From the word go, Sesame Street drew remarkably high ratings and attracted a broad audience. “Our goal,” Cooney says, was to get all children comfortable with the world of symbols. Middle-class children are brought up in a world in which they’re being read to. They know their alphabet when they go to school. We wanted to see that all children got off to about the same start in terms of comfort level with symbols.”
Today CTW has an annual budget of $88 million and sells its programming to more than 300 stations and cable outlets, as well as more than 80 countries.
“What’s been the challenge," says Cooney, “is to try to create an institution that would last way beyond me, and that meant helping set up licensing businesses and finding brilliant people to run those businesses and international sales.”
Henson says, “The children are always first and foremost in Joan’s mind. When one form of funding for Sesame Street would dry up, Joan would be out finding more funds so the show could continue.”
Cooney sees CTW in the forefront of children's television. “Education is one of the biggest issues in America today,” Cooney says, “I feel we’re in the center of a great historical period.

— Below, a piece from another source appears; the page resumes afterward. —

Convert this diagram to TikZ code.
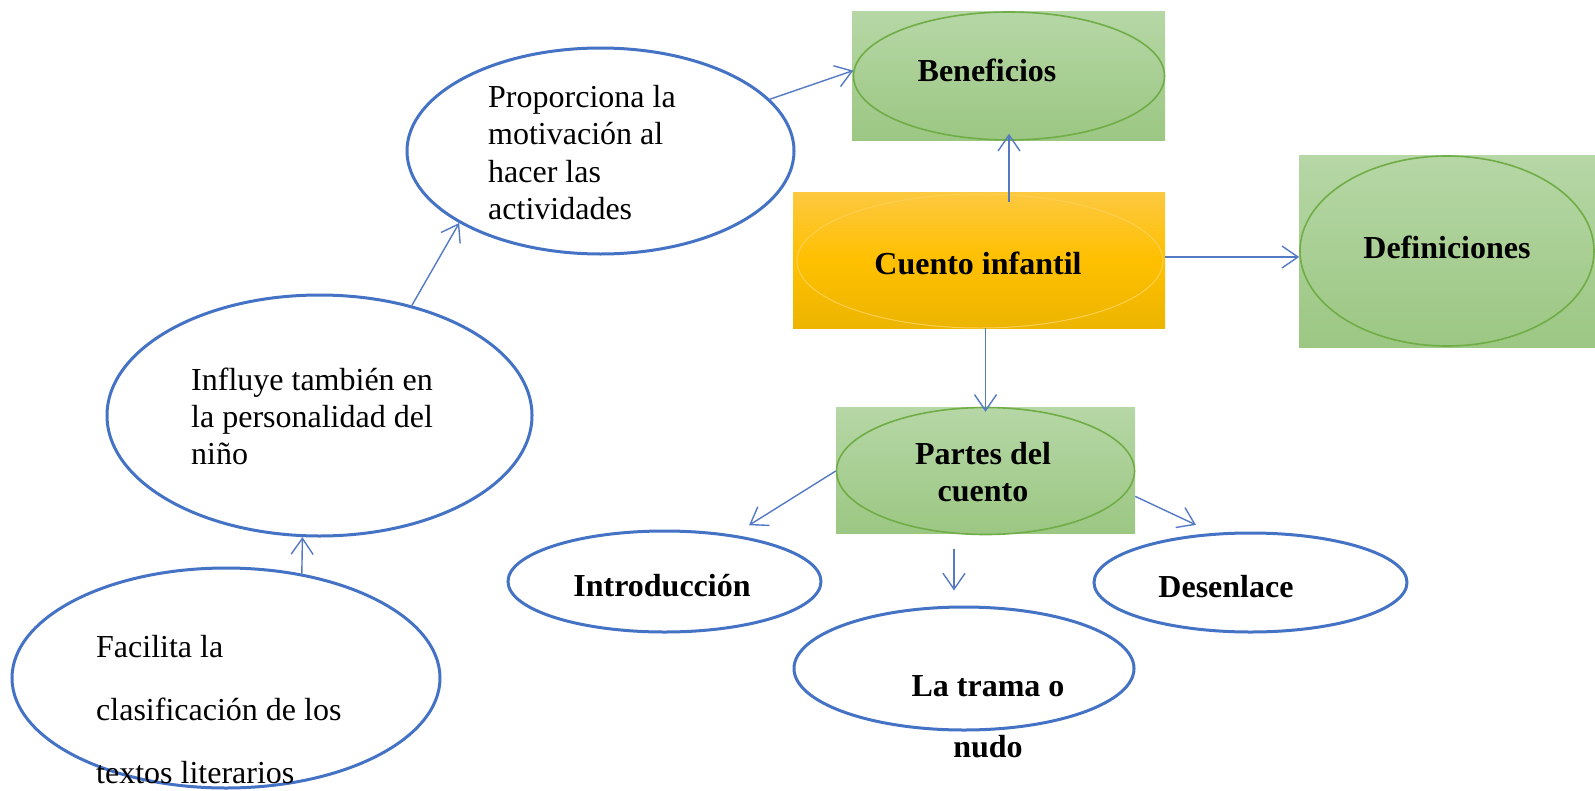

It’s hard to be bored when you feel that you’re right in the center of what’s happening, and you can make a difference — maybe not a decisive difference, but a little difference. In a way I think the future is more interesting than the past. That keeps me tremendously involved. There always seems to be a new and interesting challenge.
“Many people believe there’s something sort of evil about television, that it gets in the way of education. But there’s a saying, ‘Who says the devil ought to have all the fine tunes?’ That really has been our motto. If children like it — and they do — and if you can teach things with it — and you can — why not use it to show what you want to show and teach what you want to teach?"